Upcoming Spy DVDs: Edward Woodward In Codename: Kyril

Wow, this is a very pleasant surprise!  I only ever happened upon the existence of Codename: Kyril while researching Edward Woodward for my obituary of the great Callan actor.  From the title, it was clear that it was a spy movie, so I read about it on the IMDb and immediately wanted to see it, but that wasn't possible as it's not currently on DVD anywhere, apparently.  Well, that changes on July 26 when the spy fan's savior Network releases it on Region 2 DVD in Britain!  But that's not the surprise.  The surprise for me was learning that Codename: Kyril was not merely a TV movie, as stated on the IMDb, but a four-part miniseries!  And that is the version that Network is releasing, Codename: Kyril: The Compete Series, not the truncated movie version.  Which means that there is now a whole other Edward Woodward spy series to look forward to, one whose existence I never even knew about!  (It originally aired in 1989, while he was still The Equalizer.) Regular readers will know that I've long loved Network for their uncanny ability to resuscitate even the most obscure long-dead spy series on DVD.  But I had no idea that it was within their power to actually create new old spy shows out of the ether, as they appear to have done here!  I know next to nothing about Codename: Kyril, but I'm suddenly over the moon anticipating it!  Since I've confessed such ignorance, however, I'll let Network's own copy do the talking in describing the show: 
The KGB has a particularly evasive spy to eliminate: a high-ranking Kremlin traitor who has been leaking crucial secrets to London.

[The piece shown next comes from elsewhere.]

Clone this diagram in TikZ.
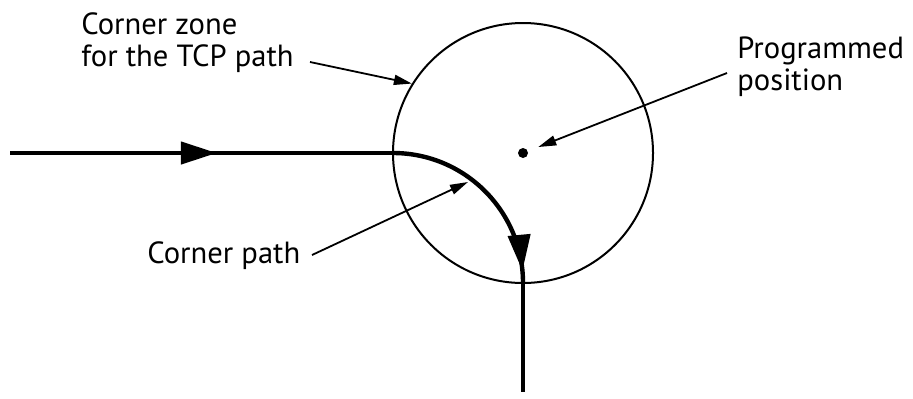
\documentclass[tikz,border=0pt]{standalone}
\usepackage{fontspec}
\setmainfont{PT Sans}
\usetikzlibrary{arrows.meta, decorations.markings}

\begin{document}
\begin{tikzpicture}[
    x=0.5pt, y=-0.5pt,
    every node/.style={font=\fontsize{15.3}{16}\selectfont},
    txt/.style={align=left, inner sep=0pt, anchor=north west},
    callout/.style={-{Triangle[length=9pt, width=5pt]}, line width=0.9pt},
    tcp/.style={line width=2.2pt},
    flow/.style={postaction={decorate}, decoration={markings,
        mark=at position #1 with {\arrow{Triangle[length=18pt, width=11pt]}}}}
]
\useasboundingbox (0,0) rectangle (913,398);

% corner zone round the programmed point
\node[draw, circle, line width=1pt, inner sep=0pt, minimum size=130pt] (zone) at (523,153) {};
\node[circle, fill, inner sep=0pt, minimum size=5pt] (target) at (523,153) {};

% TCP path
\coordinate (start) at (10,153);
\coordinate (entry) at (393,153);
\coordinate (end) at (523,392);
\draw[tcp, flow=0.54] (start) -- (entry);
\draw[tcp, flow=0.94] (entry) arc[start angle=-90, end angle=0, radius=130] coordinate (exit);
\draw[tcp] (exit) -- (end);

% labels
\node[txt] (zonelabel) at (81,12) {Corner zone\\for the TCP path};
\node[txt] (proglabel) at (737,36) {Programmed\\position};
\node[txt] (pathlabel) at (147,241) {Corner path};

\coordinate (zonetail) at (310,62);
\coordinate (progtail) at (727,73);
\coordinate (pathtail) at (312,255);
\coordinate (bend) at (468,182);
\draw[callout] (zonetail) -- (zone.148);
\draw[callout, shorten >=5.5pt] (progtail) -- (target);
\draw[callout] (pathtail) -- (bend);
\end{tikzpicture}
\end{document}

Bucharensky, code-name Kyril, is ordered to defect to catch the attention of the intelligence services of both East and West, setting himself up as a target and drawing fi re from all sides as he makes his way across Europe to London; the object of his mission is to panic the traitor into making a mistake. But waiting in London is Kyril’s deadliest enemy: Royston, a KGB mole whose life now depends upon silencing Kyril before he can disclose Royston’s identity as a Soviet double agent...
Now check out the cast: besides Woodward, we have such spy stalwarts and pillars of British television as Joss Ackland, Denholm Elliott, Peter Vaughn, Hugh Fraser, Ian Charleson and Richard E. Grant!  It's written by John Hopkins (based on a novel by John Trenhaile), who also adapted Smiley's People and The Holcroft Covenant, and directed by Ian Sharp, second unit director on GoldenEye.  Yesterday I had only a vague notion of the existance of Codename: Kyril, and today it is suddenly one of my most eagerly-anticipated DVD releases of the summer.

Codename: Kyril, a Region 2 PAL DVD, is a Network web exclusive.  It retails for £14.99 but can currently be pre-ordered at a discount.